** start **

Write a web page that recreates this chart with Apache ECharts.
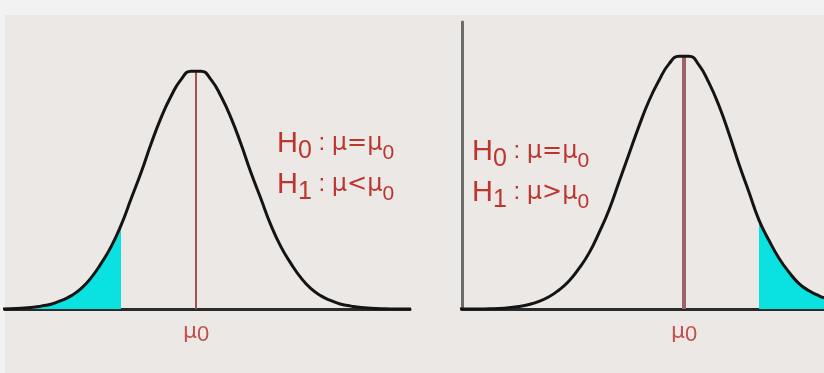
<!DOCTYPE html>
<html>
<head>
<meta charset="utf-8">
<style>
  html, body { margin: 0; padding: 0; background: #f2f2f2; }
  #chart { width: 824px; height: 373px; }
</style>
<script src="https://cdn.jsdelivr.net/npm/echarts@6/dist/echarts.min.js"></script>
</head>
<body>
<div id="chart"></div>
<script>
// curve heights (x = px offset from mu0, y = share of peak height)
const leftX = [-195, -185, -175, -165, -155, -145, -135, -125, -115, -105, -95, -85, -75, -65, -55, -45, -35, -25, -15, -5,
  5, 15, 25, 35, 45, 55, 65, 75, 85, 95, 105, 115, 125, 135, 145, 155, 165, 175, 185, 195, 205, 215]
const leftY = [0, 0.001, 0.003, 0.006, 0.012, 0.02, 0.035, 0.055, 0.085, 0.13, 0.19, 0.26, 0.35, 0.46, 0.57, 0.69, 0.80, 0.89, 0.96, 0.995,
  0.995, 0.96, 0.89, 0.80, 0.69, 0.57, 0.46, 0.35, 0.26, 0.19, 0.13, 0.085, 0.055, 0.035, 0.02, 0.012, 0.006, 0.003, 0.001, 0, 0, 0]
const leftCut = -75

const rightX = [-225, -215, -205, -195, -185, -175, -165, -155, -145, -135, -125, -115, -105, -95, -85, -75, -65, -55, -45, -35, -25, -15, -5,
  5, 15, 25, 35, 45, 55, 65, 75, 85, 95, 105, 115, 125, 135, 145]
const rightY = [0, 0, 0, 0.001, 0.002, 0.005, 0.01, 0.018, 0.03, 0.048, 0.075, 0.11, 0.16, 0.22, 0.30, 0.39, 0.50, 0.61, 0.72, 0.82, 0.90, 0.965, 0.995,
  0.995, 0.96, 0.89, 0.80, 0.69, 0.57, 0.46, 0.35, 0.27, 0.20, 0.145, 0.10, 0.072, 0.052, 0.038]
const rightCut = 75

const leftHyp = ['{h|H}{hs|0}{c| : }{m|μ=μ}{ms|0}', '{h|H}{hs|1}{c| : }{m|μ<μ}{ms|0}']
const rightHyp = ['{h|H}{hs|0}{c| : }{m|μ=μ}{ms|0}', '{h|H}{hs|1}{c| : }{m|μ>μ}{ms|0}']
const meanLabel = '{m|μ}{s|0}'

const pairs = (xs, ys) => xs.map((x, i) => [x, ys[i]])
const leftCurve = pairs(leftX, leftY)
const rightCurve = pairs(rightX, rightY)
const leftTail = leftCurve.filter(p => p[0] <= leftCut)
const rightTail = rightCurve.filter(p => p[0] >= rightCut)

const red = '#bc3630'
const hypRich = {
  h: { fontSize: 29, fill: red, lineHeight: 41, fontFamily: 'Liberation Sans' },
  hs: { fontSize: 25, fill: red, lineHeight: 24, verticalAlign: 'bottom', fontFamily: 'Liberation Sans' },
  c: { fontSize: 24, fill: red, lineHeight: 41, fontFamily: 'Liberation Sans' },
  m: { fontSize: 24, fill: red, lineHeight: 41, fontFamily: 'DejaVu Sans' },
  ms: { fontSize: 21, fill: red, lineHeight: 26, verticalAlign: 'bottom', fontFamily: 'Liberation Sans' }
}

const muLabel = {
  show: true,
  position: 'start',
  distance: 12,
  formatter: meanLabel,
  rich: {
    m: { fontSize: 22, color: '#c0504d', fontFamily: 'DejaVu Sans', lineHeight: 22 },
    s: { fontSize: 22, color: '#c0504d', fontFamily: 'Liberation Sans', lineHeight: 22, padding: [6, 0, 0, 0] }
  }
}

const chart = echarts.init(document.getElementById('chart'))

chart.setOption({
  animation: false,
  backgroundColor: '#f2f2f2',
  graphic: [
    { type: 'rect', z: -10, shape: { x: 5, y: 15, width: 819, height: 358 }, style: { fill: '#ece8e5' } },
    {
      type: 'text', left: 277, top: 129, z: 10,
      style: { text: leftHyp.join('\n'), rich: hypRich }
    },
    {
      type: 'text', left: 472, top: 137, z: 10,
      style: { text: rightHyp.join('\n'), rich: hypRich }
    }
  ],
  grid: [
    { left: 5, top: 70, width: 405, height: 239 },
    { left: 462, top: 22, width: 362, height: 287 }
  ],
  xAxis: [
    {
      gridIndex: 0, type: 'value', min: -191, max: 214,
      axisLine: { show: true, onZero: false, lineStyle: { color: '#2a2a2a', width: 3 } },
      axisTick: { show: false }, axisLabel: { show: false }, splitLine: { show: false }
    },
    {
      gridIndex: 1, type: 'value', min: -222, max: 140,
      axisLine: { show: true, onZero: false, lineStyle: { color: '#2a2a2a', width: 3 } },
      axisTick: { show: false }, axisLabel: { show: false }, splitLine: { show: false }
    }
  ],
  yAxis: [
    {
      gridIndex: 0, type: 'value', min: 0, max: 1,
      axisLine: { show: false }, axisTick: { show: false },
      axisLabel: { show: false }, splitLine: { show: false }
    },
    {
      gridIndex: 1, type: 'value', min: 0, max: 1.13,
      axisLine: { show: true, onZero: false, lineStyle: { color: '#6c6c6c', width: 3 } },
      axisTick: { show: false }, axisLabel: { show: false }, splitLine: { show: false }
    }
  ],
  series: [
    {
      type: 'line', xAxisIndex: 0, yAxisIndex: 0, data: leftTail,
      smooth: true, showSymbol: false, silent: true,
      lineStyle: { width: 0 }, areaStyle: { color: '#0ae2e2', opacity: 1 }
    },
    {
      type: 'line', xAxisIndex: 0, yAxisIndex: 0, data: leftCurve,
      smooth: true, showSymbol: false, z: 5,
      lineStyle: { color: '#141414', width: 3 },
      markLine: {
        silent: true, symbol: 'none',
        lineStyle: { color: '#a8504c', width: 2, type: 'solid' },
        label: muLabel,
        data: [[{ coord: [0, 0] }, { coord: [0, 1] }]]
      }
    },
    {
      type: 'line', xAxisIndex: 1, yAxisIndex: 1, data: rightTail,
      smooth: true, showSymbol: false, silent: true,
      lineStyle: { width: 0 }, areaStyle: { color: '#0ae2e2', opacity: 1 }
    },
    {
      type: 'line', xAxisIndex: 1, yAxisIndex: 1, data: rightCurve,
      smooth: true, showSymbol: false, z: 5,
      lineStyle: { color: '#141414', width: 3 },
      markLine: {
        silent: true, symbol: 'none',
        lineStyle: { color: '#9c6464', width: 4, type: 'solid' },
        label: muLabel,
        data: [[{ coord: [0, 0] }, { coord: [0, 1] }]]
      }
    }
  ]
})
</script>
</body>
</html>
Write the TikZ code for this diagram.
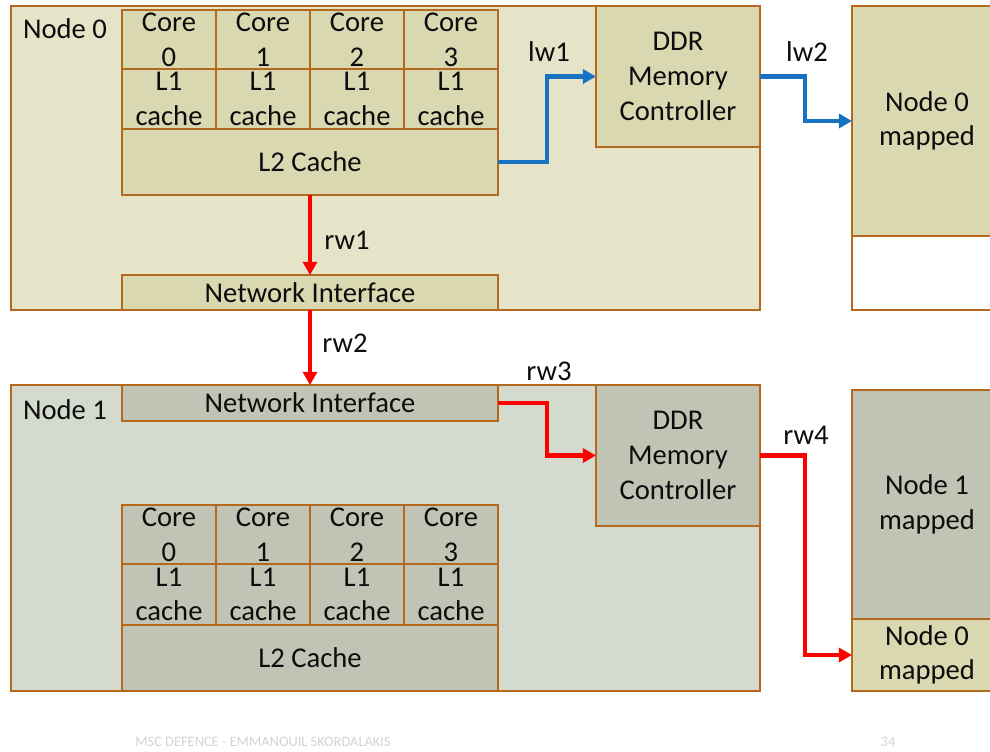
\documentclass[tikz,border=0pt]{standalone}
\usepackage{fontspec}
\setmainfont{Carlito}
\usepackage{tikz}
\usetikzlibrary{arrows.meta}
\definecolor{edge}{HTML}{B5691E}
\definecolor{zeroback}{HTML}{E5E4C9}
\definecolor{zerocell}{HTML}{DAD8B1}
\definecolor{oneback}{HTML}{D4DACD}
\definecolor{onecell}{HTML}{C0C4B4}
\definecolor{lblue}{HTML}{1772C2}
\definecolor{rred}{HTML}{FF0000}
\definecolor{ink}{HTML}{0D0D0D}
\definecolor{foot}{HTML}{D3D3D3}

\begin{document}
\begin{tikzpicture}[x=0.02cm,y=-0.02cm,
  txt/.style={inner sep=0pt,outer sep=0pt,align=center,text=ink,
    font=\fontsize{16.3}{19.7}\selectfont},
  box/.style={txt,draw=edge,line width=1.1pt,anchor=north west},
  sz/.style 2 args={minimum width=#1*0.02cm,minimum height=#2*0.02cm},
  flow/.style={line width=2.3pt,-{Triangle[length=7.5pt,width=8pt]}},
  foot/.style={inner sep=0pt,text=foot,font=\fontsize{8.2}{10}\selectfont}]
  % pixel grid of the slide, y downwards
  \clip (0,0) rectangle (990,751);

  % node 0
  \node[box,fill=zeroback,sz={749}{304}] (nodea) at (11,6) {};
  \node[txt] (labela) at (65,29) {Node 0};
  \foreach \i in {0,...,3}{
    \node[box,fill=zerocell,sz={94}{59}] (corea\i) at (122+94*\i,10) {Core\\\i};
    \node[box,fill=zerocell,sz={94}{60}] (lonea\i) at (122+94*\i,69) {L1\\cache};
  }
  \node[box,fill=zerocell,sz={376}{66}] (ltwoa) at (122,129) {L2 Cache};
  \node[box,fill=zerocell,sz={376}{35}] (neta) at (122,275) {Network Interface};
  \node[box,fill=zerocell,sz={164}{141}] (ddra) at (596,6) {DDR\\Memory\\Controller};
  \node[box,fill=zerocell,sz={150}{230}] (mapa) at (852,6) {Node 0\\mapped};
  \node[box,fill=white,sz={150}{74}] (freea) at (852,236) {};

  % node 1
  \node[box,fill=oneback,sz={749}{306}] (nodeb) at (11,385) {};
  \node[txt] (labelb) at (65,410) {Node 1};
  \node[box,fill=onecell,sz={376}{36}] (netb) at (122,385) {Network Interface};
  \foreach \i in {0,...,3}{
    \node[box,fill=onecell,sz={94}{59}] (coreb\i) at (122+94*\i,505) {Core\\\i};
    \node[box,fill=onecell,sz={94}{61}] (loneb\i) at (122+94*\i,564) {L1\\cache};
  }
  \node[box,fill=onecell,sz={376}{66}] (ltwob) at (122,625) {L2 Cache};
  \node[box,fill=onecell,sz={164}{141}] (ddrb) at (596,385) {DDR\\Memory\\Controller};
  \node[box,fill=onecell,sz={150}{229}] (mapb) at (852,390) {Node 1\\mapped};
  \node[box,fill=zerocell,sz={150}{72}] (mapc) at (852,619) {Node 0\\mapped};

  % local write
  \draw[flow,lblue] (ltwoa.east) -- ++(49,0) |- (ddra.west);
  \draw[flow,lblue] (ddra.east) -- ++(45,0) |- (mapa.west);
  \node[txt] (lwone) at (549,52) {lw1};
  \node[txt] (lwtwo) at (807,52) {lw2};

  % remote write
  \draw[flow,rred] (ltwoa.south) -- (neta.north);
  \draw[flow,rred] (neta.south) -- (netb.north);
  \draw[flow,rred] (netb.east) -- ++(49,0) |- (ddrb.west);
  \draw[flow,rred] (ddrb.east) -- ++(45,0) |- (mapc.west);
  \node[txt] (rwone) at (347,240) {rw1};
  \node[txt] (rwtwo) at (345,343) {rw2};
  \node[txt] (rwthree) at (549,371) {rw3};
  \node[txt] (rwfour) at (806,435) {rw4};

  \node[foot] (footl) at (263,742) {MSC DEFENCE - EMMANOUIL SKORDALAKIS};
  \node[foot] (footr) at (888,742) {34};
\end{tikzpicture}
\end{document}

** end **

## [Problem to work on]
In the records above, how many lines hold the string "this"? Reply with only the number.

## [Response to the exercise]
2